“First, What kind of life was lived in this place, that is, Why and how did its builders build as they did?
And second, what rules with general validity and applicability did they follow?”
Carroll William Westfall, Learning From Pompeii.


Saturday, September 6, 2014

Tyler Potterfield: An Appreciation


Tyler, left, exploring East Main Street for a blog entry in Spring of 2010

Here it is time that we should inscribe a terse memorial of our dear friend Tyler Potterfield.

It has been barely long enough since Tyler's death in late April to realize that is no longer with us. It's not just that he won't be biking over to sit at our table on an odd Wednesday evening, although that is very important.  Here at Urbanismo, we also prized him as a keen critic and sympathetic observer. Tyler accompanied us on most of the tours posted on the blog. He understood what a city could be and where it missed the mark. It is very important to us to remember him in full, as a friend, an urbanist, a husband, and a historian of his adopted city of Richmond.

Tyler's presentation could be a little off-putting to those who didn't know him: the ghost of a downturned lip might have been mistaken for a kind of disdain. Nothing could have been less true of him-- although, if he could have been a snob, it would have been in the cause of good sense, accomplished woodcraft, and well composed surroundings. He preserved a laconic style even when delivering a pungent comment about poor design or mistaken planning decisions; his compliments were always meaningful. It is a little known fact in Tyler's history that he once aspired to be a minister in the Lutheran Church. He very much enjoyed singing in church choirs.

As a connoisseur of urbanity, Tyler was always pleased to explore great cities and great museums. He also understood the margins of the wilderness: Tyler especially prized his time hiking and fishing from "Windy Inn," the almost plumbing-free lodge founded by his grandparents on a  Pennsylvania trout stream.  We got to visit more than once and relished the trails and the quiet porch hammock.

In the field, Tyler was a Boy Scout. When on an expedition, he displayed what his necessarily tolerant wife, Maura, once called his "Moonrise Kingdom mode." He was invariably outfitted with selected bits of the traditional kit that went along with living outdoors: shorts, nice hiking boots, elegant envelopes for fishing lures, perhaps a belt for secateurs and small hand-axes that could be useful for clearing trails, a thorn-proof vest, and a cap redolent of the Scottish highlands, ornamented with a clan badge improvised from a sprig of oak. In recent years, his walks regularly led along the bank of a trout stream.

And then there were the undertakings: restoring bridges, fostering the building crafts, marriage, learning to fish, protecting canals, cemeteries, neighborhoods, and making a Corinthian library according to the order of the "Tower of the Winds." Most of these were very successful. Both of us at Urbanismo cut our professional teeth cataloging entire streetcar suburbs under Tyler's careful administration. In recent years, Tyler was increasingly recognized as an articulate defender of the city's urban landscape. He was able to transcend his official position as the city's senior preservation planner to become a personal advocate for key elements in the historic urban fabric that serve the public good.

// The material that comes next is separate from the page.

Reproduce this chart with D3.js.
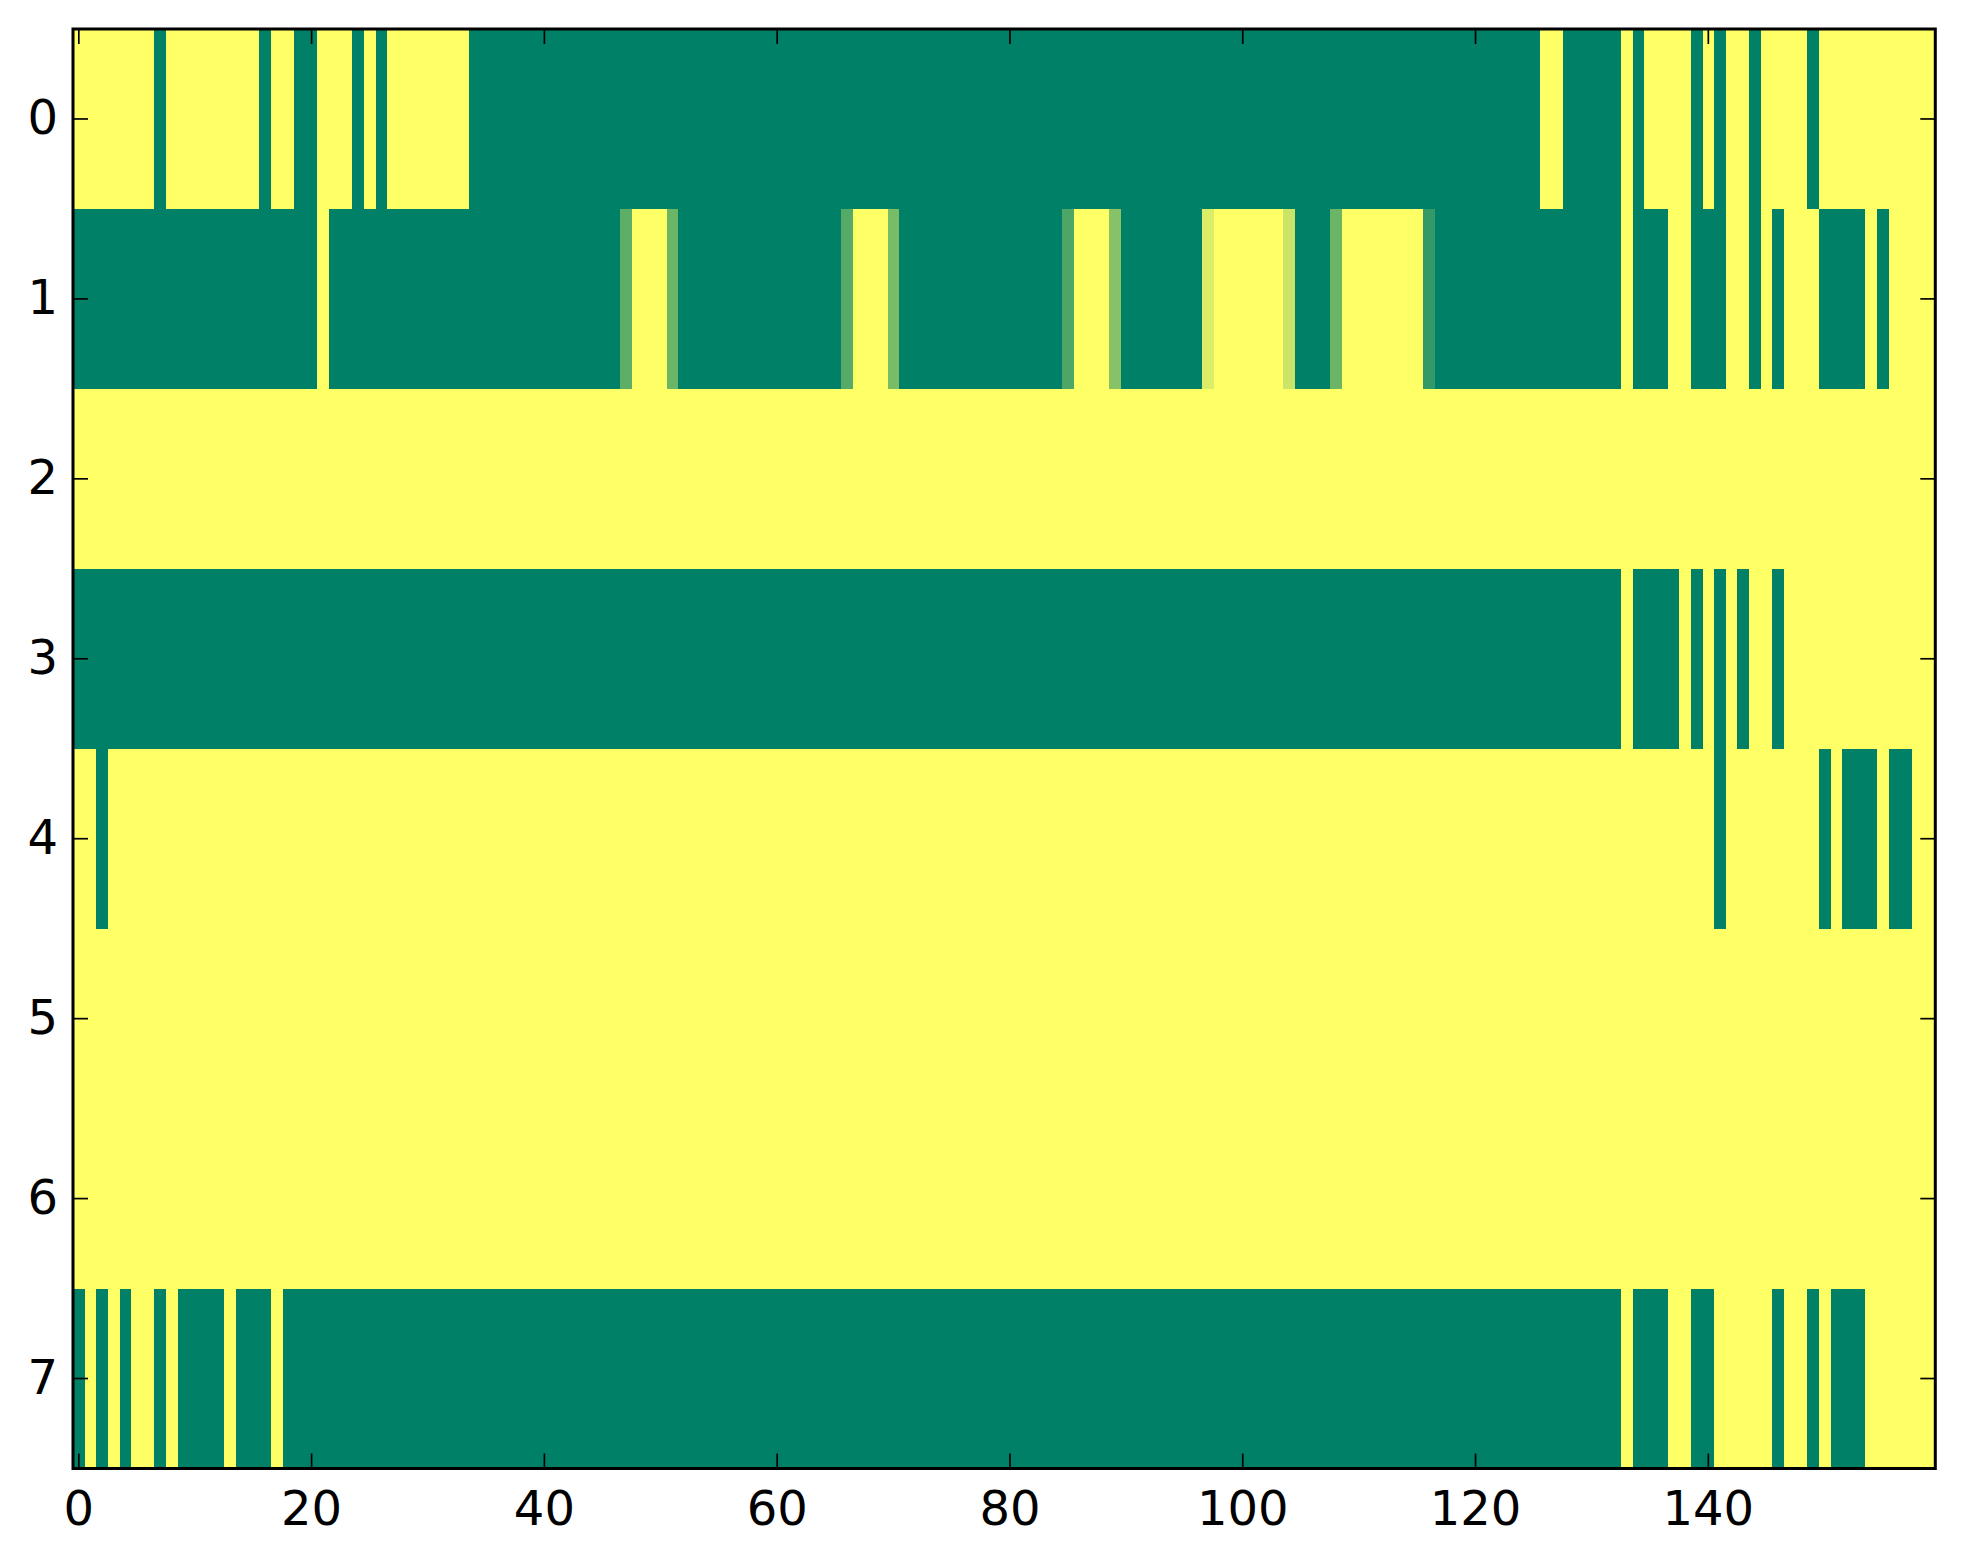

We also watched when Tyler and Maura, after an eventful courtship, walked into St. Andrews Church and came out in a new combination, making a particular life together in their lovingly tended Oregon Hill row house. Their companionship glowed under the stress of their frequent hospitality: Maura's elegant meals, Tyler's various aperitif combinations, dinner in the kitchen or garden, quoits in the back alley.

His most charming gift was for the creation of what Edmund Burke called the "little platoons," those small societies which make the city stronger and more humane. When he wasn't hoeing or pruning or riding his bicycle, he was continually launching serial organizations, professional circles, student clubs, and quoits teams, all of a duration short enough to prevent them from becoming automatic and, therefore, boring. Short, almost illegible notes were succeeded in recent years by email invitations. Most recently, he organized monthly conversations among the city's upcoming cadre of urban planners.

And, as his most accessible accomplishment, Tyler brought his walker's eye to scholarship. Nonesuch Place, his memorable history of the Richmond landscape, cuts across the grain of traditional civic history. It reminds us of Walter Muir Whitehill's elegantly crafted Topographical History of Boston, gifting the city with a new and exciting way of understanding itself.

Among all of these projects, Tyler was his own best effort. He was loyal, brave, very true, and most of those other things as well, even thrifty. Who knows what his next project might have become or might be? What is needed just now is a topographical history of Tyler Potterfield. We won't forget him anytime soon.